Almost Doctor Who:
Happy Accidents

Film Barely seen by anyone on initial release a decade ago but recently gifted a dvd release (and good lord is now watchable perfectly leagally on Netflix) Brad Anderson's film Happy Accidents is an urban Starman-like romance. Marisa Tormei’s serial dating failure Ruby meets Vincent D’Onofrio’s hipster Sam in the park and although he’s kind of eccentric, he’s no worse than most of the mouth breathers she’s previously had to deal with and they begin dating.

At which point he decides to dump a mass of exposition on her about his past, that he’s a time traveller, from the future, that he’s been searching for her because of photograph he found in a junk shop and to describe any more would be to spoil the rest of what is an entertaining piece of Sundance indie which is worth seeing even if you're not entirely convinced by anything else I'm about to write. Just don't look at anything else I've seen online. It all gives the game away.

The most immediate similarity is with the tv movie and the moment when the newly regenerated Eighth Doctor is also babbling about Gallifrey and the Master, Tormei’s blasé reaction mirroring Grace’s acceptance that her world is changing so she’d best just go with it. Arguably Rose too, through in the first couple of episodes of nu-Who the Doctor is rather more reticent about his past thanks to Russell T Davies only writing in enough to gain a new audience's attention.

At first this seems like coincidence; these are the kinds of relationship tropes or emotional beats that are typical to this kind of story and the central question of whether Sam’s lying or not reflect’s similar posers in everything from K-Pax, to The Man From Earth to Starman to the surreal Starry Night featuring a man who looks like and thinks he may well be Vincent Van Gogh.

Then about an hour in to Happy Accidents, there’s a line of dialogue which literally made me spill tea on my lap because it was in my mouth when I started laughing. It’s in one of the long expositional scenes when Sam’s attempting to convince Ruby of his sincerity and she’s looking at him as though he’s as nuts as she’s slowly becoming convinced he is.

He’s describing the kinds of time travel which are possible and says that “Blinovitch's Second Law of Temporal Inertia – blah blah blah”. The blahs are were I was looking for a towel to mop up the beverage. On rewinding and listening again, though he doesn’t use “limitation effect”, he’s making up new Blinovitch laws about what is and isn’t possible which someone has helpful jotted down on the (oh yes) wikipedia page:
"Blinovitch's Second Law of Temporal Inertia" apparently states that is impossible to time travel in your own lifetime. One can only time travel to the distant past, and only small changes in history are possible, which will "dampen out" by the time they reach the relative present.

"Blinovitch's Fifth Law of Causal Determination" resolves (in an unspecified manner) all paradoxes involved with time travel.
In the midst of this most American of indie sci-fi adventures, Vincent D’Onofrio uses one of the stone cold canonical names from Doctor Who and in such a way that for a brief moment (well not that brief probably), I wondered if I’d been oblivious to something all these years and it was an actual scientific law.

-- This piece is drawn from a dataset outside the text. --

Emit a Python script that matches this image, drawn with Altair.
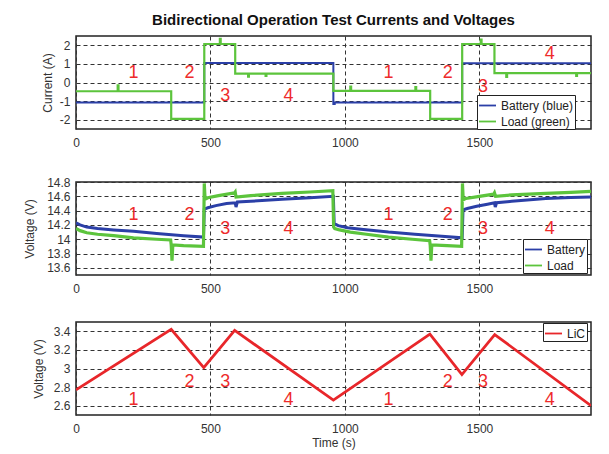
import altair as alt
import pandas as pd

FONT = "Liberation Sans"
BLUE = "#2b3fa7"
GREEN = "#5cc43c"
RED = "#e8262a"
LABEL_RED = "#ee2b2b"
X_MAX = 1915

# ---------------- Top panel: currents (A), step series ----------------
batt_i_t = [0, 477, 957, 962, 1436, 1915]
batt_i_v = [-1.08, 1.05, -1.15, -1.08, 1.03, 1.03]

load_i_t = [0, 155, 158, 354, 477, 535, 538, 592, 640, 643, 705, 708, 957,
            1020, 1023, 1262, 1265, 1317, 1436, 1505, 1508, 1556, 1600, 1603,
            1860, 1863, 1915]
load_i_v = [-0.47, -0.15, -0.47, -1.96, 2.07, 2.35, 2.07, 0.48, 0.32, 0.48,
            0.36, 0.48, -0.45, -0.22, -0.45, -0.25, -0.45, -1.96, 2.07, 2.3,
            2.07, 0.5, 0.3, 0.5, 0.36, 0.5, 0.5]

# ---------------- Middle panel: voltages (V) ----------------
batt_v_t = [0, 15, 40, 80, 140, 214, 300, 400, 474, 477, 490, 520, 560, 592,
            595, 600, 650, 766, 870, 957, 960, 975, 1010, 1060, 1162, 1260,
            1360, 1436, 1439, 1455, 1490, 1530, 1556, 1559, 1564, 1620, 1747,
            1840, 1915]
batt_v_v = [14.23, 14.2, 14.17, 14.15, 14.13, 14.11, 14.08, 14.05, 14.03,
            14.42, 14.44, 14.47, 14.5, 14.51, 14.45, 14.52, 14.53, 14.56,
            14.58, 14.6, 14.22, 14.19, 14.16, 14.14, 14.1, 14.07, 14.04,
            14.02, 14.41, 14.43, 14.46, 14.49, 14.51, 14.45, 14.51, 14.53,
            14.57, 14.585, 14.59]

load_v_t = [0, 15, 40, 80, 140, 214, 300, 352, 354, 357, 360, 400, 474, 477,
            480, 490, 530, 590, 592, 595, 650, 766, 870, 955, 958, 962, 980,
            1020, 1080, 1162, 1250, 1315, 1317, 1320, 1323, 1380, 1434, 1437,
            1440, 1450, 1500, 1553, 1556, 1560, 1620, 1747, 1840, 1915]
load_v_v = [14.15, 14.12, 14.09, 14.07, 14.05, 14.02, 14.0, 13.99, 13.92,
            13.7, 13.92, 13.91, 13.9, 14.78, 14.56, 14.58, 14.61, 14.65,
            14.66, 14.59, 14.61, 14.64, 14.66, 14.68, 14.17, 14.15, 14.13,
            14.1, 14.07, 14.03, 14.0, 13.98, 13.92, 13.7, 13.92, 13.91, 13.9,
            14.78, 14.55, 14.57, 14.6, 14.63, 14.65, 14.6, 14.62, 14.64,
            14.655, 14.67]

# ---------------- Bottom panel: LiC voltage (V) ----------------
lic_t = [0, 354, 475, 590, 957, 1316, 1435, 1557, 1915]
lic_v = [2.77, 3.42, 3.01, 3.41, 2.66, 3.37, 2.935, 3.365, 2.6]

# ---------------- Phase labels ----------------
phase_txt = ["1", "2", "3", "4", "1", "2", "3", "4"]
phase_t = [214, 422, 555, 790, 1162, 1382, 1513, 1762]
top_lab_y = [0.52, 0.52, -0.72, -0.72, 0.52, 0.52, -0.25, 1.52]
mid_lab_y = [14.34, 14.34, 14.14, 14.14, 14.34, 14.34, 14.14, 14.14]
bot_lab_y = [2.66, 2.86, 2.86, 2.66, 2.66, 2.86, 2.86, 2.66]

x_ticks = [0, 500, 1000, 1500]
top_ticks = [-2, -1, 0, 1, 2]
mid_ticks = [13.6, 13.8, 14, 14.2, 14.4, 14.6, 14.8]
bot_ticks = [2.6, 2.8, 3, 3.2, 3.4]

W, H = 515, 93


def make_panel(series, ydom, yticks, ytitle, title_pad, lab_y, legend_xy,
               legend_tail, xtitle=None):
    xaxis = alt.Axis(values=x_ticks, labelExpr="'' + datum.value",
                     labelFlush=False, grid=True, labelPadding=8,
                     titlePadding=3, **({"title": xtitle} if xtitle else {"title": None}))
    yaxis = alt.Axis(values=yticks, labelExpr="'' + datum.value",
                     labelFlush=False, grid=True, labelPadding=6,
                     title=ytitle, titlePadding=title_pad)
    xs = alt.Scale(domain=[0, X_MAX], nice=False, zero=False)
    ys = alt.Scale(domain=ydom, nice=False, zero=False)
    names = [s[0] for s in series]
    colors = [s[3] for s in series]
    legend = alt.Legend(orient="none", legendX=legend_xy[0],
                        legendY=legend_xy[1], title=None,
                        labelExpr="datum.label + '" + legend_tail + "'")
    layers = []
    for name, ts, vs, col, sw, interp in series:
        df = pd.DataFrame({"t": ts, "v": vs, "series": name})
        layers.append(
            alt.Chart(df).mark_line(strokeWidth=sw, interpolate=interp, clip=True)
            .encode(x=alt.X("t:Q", scale=xs, axis=xaxis),
                    y=alt.Y("v:Q", scale=ys, axis=yaxis),
                    color=alt.Color("series:N",
                                    scale=alt.Scale(domain=names, range=colors),
                                    legend=legend))
        )
    lab_df = pd.DataFrame({"t": phase_t, "v": lab_y, "txt": phase_txt})
    layers.append(
        alt.Chart(lab_df).mark_text(color=LABEL_RED, fontSize=18, font=FONT)
        .encode(x=alt.X("t:Q", scale=xs, axis=xaxis),
                y=alt.Y("v:Q", scale=ys, axis=yaxis),
                text="txt:N")
    )
    return alt.layer(*layers).properties(width=W, height=H)


top = make_panel(
    [("Battery (blue)", batt_i_t, batt_i_v, BLUE, 2, "step-after"),
     ("Load (green)", load_i_t, load_i_v, GREEN, 2.2, "step-after")],
    [-2.5, 2.5], top_ticks, "Current (A)", 5, top_lab_y, (401, 59),
    "\u2003\u2003\u2003",
).properties(title=alt.TitleParams(
    "Bidirectional Operation Test Currents and Voltages", fontSize=15,
    fontWeight="bold", font=FONT, anchor="middle", offset=8, color="#111"))

mid = make_panel(
    [("Battery", batt_v_t, batt_v_v, BLUE, 3, "linear"),
     ("Load", load_v_t, load_v_v, GREEN, 3.2, "linear")],
    [13.5, 14.8], mid_ticks, "Voltage (V)", 10, mid_lab_y, (447, 57),
    "\u2003\u2003",
)

bot = make_panel(
    [("LiC", lic_t, lic_v, RED, 2.8, "linear")],
    [2.5, 3.5], bot_ticks, "Voltage (V)", 8, bot_lab_y, (467, 1),
    "\u2002",
    xtitle="Time (s)",
)

chart = (
    alt.vconcat(top, mid, bot, spacing=26)
    .resolve_scale(color="independent")
    .properties(padding={"left": 14, "top": 4, "right": 5, "bottom": 2},
                background="white")
    .configure_view(stroke="#222", strokeWidth=1.5)
    .configure_axis(gridColor="#333", gridDash=[4, 3], gridOpacity=1,
                    gridWidth=1, domain=False, ticks=False,
                    labelFont=FONT, labelFontSize=12, labelColor="#333",
                    titleFont=FONT, titleFontSize=12, titleFontWeight="normal",
                    titleColor="#333")
    .configure_legend(strokeColor="#222", fillColor="white", padding=1,
                      cornerRadius=0, symbolType="stroke", symbolSize=289,
                      symbolStrokeWidth=1.8, labelFont=FONT, labelFontSize=12,
                      labelColor="#222", labelOffset=4, rowPadding=-2)
)

chart.save("out.html", embed_options={"renderer": "svg", "actions": False})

I even headed straight to Google to check, hence knowing that a wikipedia page exists on the subject, which proved very handy come the Christmas special and the malarchy surrounding the finale.

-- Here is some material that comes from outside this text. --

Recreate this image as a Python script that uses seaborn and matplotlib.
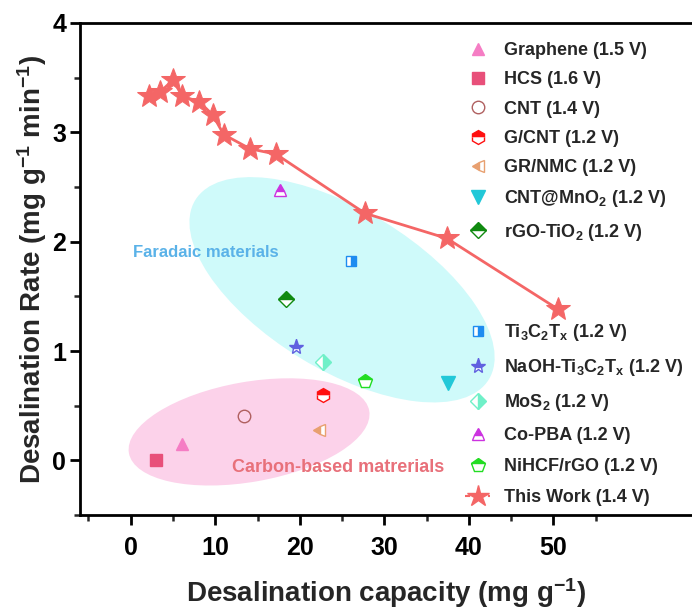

Originally created by Terrance Dicks and Barry Letts to explain why Day of the Daleks doesn’t make any sense it is pure fiction and writer/director Anderson is simply tipping his hat to one of his inspirations, which suggeststhe similarities with the tv movie might not be so coincidental. But by the end of the film, since there’s nothing else in the story that Lance Parkin could pinch his nose over, I pretty much decided I was watching something set in the Doctor Who universe. The dvd now sits on the same shelf as Torchwood and The Sarah Jane Adventures.

1 comment:

  1. I love that movie. And I noticed the Dr. Who connection as well, when I first saw it. It's a lot of fun, and I really like Brad Anderson, who seems to pick random genres for each film he does.